From Ways of Curating, by Hans Ulrich Obrist, out this month from Faber and Faber. Obrist is the codirector of exhibitions and programs and of international projects at the Serpentine Galleries in London.
In 1986, during a school trip to Rome, I decided to go my own way and visit Alighiero Boetti. At the time, he was working on ideas relating to maps and mapmaking. In 1971, Boetti had begun making embroidered maps of the world. He collaborated with embroiderers in Afghanistan and Pakistan, traveling and collaborating at a distance, especially following the Soviet occupation of Aghanistan in 1979. Boetti understood that his maps only recorded a temporary state of world affairs and could not remain accurate over time. In the midst of 1989’s global realignments and paroxysms, Boetti’s World Map appeared with an immaculate sense of timing.
One striking thing about Boetti, which was almost immediately noticeable, was the rapidity of both his speech and his actions. This was especially encouraging for me, as I was often criticized in Switzerland for speaking too quickly. Here was someone with whom I had to keep up. In his studio, with typical velocity, Boetti began to question me about my goals. I replied that I would like to curate exhibitions but that I was unsure of how to start.
Boetti told me that if I wanted to curate, I should under no circumstances do what everybody else was doing — just giving artists a certain room and suggesting that they fill it. More important would be to talk to the artists and ask them which projects they could not realize under existing conditions. Ever since, this has been a central theme of my exhibitions. I don’t believe in the creativity of the curator. I don’t think that the exhibition-maker has brilliant ideas around which the ideas of artists must fit. Instead, the process always starts with a conversation, in which I ask the artists what their unrealized projects are and then find the means to realize them. At our first meeting, Boetti said curating could be about making impossible things possible.
Soon after I arrived at his door, we were in Boetti’s car, racing through the streets of Rome so he could introduce me to other artists. He mentioned that a young curator could find great value not only in working in a museum, in a gallery, or on a biennial, but also in making artists’ dreams come true. He kept saying, “Don’t be a boring curator.” He told me that one of his main unrealized projects was to do an exhibition for one year in all the planes of an airline, so that they would fly the exhibition around the world every day and, in some cases, return each evening. He wanted to present a serial work that featured airplanes, in which you see one plane in the first image and then more and more planes until the sky of the canvas is filled with them.

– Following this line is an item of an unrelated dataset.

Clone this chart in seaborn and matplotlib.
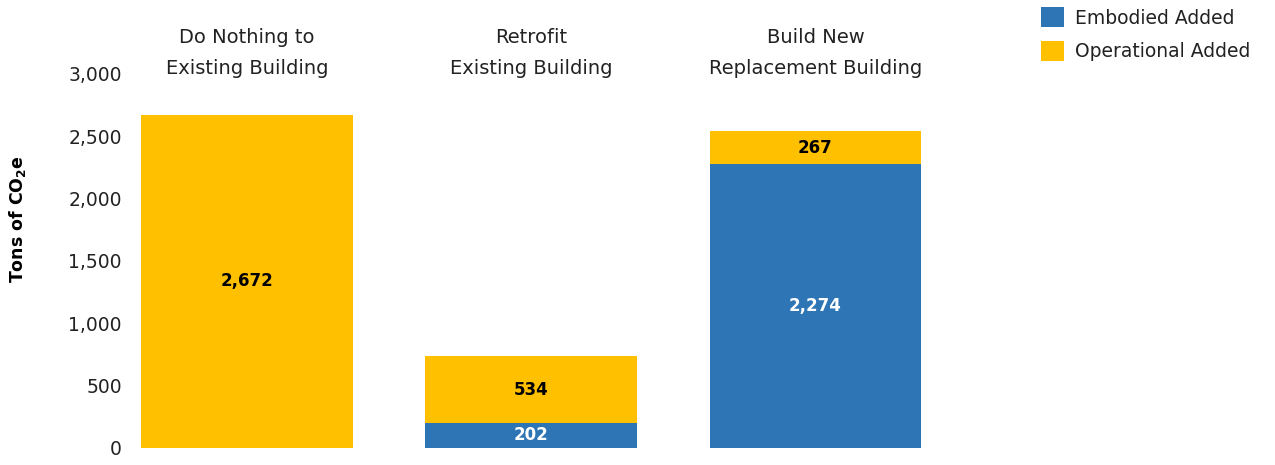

At the time, I was too young to help Boetti realize his ambition. But a few years later I told the museum in progress in Vienna about the idea, and we got in contact with Austrian Airlines. The airline allowed us to feature Boetti’s images of airplanes on a double-page spread in each issue of their magazine (which was published every two months) for one year, so we had six issues for the project. Then, one week before the first edition was going to be printed, Boetti sent me a telegram from Milan, where he was working on a large bronze sculpture, and said that the images in the magazine were not sufficient. We needed to add something more physical than the mere magazine page, he continued, and his new idea was that we should create a jigsaw puzzle. Now, a puzzle featuring many airplanes in the sky would be very easy to solve — but a jigsaw of monochrome blue and only one plane in it would take hours.
We produced various jigsaws of the different airplane motifs, with escalating degrees of difficulty. They were exactly the size of the seat-back tables of the aircraft, and they were given away for free for a year on every flight of Austrian Airlines. The airline began with an edition of 40,000. When they finally received the jigsaw featuring the image of only one plane in an expansive sky, it occurred to them that this might trigger a fear or dislike of flying because none of the passengers would be able to solve it. The jigsaw couldn’t even be solved on long-distance flights with several passengers working together. But it was already too late, and so the jigsaws were distributed in the planes regardless. After this interesting experiment, Boetti asked me to come up with ideas not only for different kinds of exhibition space but also addressed to a different audience, to insert art into spaces where it normally isn’t found; for example, today you can find the jigsaws we did for Austrian Airlines at flea markets, as well as in art bookstores and on eBay.
These conversations with Boetti lay behind my first attempts to supplement existing exhibitions by creating new formats. He instilled in me not only the necessity of urgency but also my first ideas of what might still urgently need doing.